The conception and development of a three dimensional laser machining system that can shape and contour ceramic shuttle tiles is described. The inputs are an unshaped billet of raw material and a Computer Aided Design (CAD) representation of the tile. The output is a machined and inspected tile. Experimental research was performed to develop tile cutting algorithms for the laser. Computers, lasers, and a five axis positioner were integrated to perform the cutting. A machine vision system was developed to inspect the tile without contact.
The three dimensional laser machining system had to satisfy two requirements: (1) it had to have the ability to cut to a desired depth within a material while controlling all parameters important to the cutting such as laser power, material feedrate, and assist gas type and flowrate, and (2) ablation of the material while minimizing melting and vapor deposition was necessary to prevent changing the physical characteristics of the surface.
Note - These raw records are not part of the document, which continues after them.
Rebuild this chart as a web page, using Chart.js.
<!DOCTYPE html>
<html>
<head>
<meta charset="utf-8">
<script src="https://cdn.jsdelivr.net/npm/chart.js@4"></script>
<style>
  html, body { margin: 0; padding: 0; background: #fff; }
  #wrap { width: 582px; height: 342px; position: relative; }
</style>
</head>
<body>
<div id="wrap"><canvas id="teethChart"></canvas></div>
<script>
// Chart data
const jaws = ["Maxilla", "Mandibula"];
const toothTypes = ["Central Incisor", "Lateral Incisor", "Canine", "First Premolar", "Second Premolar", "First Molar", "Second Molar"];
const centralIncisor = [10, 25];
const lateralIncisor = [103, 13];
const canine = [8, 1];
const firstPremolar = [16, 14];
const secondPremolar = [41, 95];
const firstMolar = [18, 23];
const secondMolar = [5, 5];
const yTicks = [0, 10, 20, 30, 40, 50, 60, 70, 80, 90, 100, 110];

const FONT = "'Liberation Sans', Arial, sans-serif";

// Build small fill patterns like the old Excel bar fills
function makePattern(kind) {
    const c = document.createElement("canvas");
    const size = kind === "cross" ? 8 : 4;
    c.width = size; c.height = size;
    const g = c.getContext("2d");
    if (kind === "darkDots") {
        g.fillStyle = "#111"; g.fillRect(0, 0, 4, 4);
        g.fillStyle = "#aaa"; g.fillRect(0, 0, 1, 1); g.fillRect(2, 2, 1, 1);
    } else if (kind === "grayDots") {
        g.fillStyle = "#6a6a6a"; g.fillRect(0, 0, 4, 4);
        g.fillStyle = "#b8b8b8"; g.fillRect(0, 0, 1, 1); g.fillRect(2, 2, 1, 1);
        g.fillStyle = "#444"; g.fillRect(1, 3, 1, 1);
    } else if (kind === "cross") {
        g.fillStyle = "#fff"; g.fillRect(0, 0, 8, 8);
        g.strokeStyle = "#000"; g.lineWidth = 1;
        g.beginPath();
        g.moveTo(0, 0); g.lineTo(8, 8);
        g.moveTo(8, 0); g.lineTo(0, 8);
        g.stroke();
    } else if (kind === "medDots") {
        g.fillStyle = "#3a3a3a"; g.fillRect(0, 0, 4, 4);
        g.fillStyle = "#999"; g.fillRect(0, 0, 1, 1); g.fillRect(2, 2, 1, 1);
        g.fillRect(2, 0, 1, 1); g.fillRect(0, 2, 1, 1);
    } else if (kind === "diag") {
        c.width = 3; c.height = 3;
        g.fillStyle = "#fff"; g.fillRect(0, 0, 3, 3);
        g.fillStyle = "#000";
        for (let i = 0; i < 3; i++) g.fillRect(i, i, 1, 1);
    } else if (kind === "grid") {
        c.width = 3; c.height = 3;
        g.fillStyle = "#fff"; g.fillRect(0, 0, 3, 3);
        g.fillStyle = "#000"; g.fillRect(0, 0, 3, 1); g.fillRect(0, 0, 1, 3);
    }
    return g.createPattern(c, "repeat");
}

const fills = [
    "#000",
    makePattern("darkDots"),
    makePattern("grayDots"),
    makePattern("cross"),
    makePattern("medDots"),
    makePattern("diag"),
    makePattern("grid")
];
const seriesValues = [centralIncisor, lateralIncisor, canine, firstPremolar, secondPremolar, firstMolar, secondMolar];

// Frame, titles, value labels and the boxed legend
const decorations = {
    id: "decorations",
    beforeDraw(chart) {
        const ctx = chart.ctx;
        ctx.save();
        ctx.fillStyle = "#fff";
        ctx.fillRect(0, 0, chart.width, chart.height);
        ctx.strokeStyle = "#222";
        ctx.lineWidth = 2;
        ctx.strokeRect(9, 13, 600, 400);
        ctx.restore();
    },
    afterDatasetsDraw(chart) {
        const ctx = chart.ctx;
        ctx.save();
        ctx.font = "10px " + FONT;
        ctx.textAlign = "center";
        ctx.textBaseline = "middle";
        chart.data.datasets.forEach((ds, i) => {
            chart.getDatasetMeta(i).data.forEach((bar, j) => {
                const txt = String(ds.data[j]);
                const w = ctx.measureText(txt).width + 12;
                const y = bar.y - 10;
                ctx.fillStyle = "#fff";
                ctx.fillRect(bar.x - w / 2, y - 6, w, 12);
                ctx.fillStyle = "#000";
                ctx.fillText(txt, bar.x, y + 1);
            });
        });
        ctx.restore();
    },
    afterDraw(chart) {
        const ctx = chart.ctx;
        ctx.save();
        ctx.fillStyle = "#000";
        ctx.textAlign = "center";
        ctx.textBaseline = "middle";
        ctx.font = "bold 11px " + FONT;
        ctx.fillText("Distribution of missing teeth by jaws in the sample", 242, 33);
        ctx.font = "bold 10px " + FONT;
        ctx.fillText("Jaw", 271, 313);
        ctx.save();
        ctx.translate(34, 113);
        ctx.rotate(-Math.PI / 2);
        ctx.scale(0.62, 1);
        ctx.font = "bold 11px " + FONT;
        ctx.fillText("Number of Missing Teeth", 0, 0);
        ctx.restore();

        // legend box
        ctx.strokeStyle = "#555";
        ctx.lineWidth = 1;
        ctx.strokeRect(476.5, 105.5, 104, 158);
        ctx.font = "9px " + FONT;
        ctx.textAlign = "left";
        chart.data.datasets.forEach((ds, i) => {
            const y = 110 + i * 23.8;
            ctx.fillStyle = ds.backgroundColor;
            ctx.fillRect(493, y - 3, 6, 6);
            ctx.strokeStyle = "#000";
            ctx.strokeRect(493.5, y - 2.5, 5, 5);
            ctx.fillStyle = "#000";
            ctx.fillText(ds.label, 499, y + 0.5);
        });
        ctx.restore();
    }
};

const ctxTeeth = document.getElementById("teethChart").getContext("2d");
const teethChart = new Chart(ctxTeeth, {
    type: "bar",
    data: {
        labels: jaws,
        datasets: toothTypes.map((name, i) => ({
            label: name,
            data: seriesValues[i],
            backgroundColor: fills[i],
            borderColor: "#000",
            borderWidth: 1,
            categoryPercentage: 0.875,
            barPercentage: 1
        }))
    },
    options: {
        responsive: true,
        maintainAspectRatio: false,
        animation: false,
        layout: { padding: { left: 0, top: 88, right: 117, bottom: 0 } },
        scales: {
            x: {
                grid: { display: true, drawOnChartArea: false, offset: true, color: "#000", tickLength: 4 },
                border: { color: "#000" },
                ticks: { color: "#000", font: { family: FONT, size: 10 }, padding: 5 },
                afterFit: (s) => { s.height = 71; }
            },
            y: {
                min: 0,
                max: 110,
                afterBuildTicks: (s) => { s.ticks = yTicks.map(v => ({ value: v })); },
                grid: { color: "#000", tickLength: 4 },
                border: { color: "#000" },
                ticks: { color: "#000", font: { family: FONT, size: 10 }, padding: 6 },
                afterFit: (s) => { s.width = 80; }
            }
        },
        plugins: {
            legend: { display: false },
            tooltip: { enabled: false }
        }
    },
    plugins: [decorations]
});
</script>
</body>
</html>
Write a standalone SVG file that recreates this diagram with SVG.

Over 2,900 exposures were made and laser cutting algorithms were developed to enable the design of laser tools in a CAD/CAM system.
A five axis Computer Aided Manufacturing (CAM) system was employed to automatically generate the toolpaths. The prescribed geometry was entered into the CAD system, descriptions of the laser tools were applied to the geometry and Computer Numerical Control (CNC) programs were generated to operate the positioner and the laser.
A three dimensional machine vision system was developed to scan the cut surfaces and compare them to the desired geometry. An analysis of the difference between the desired and actual shapes is capable of producing corrective machining steps.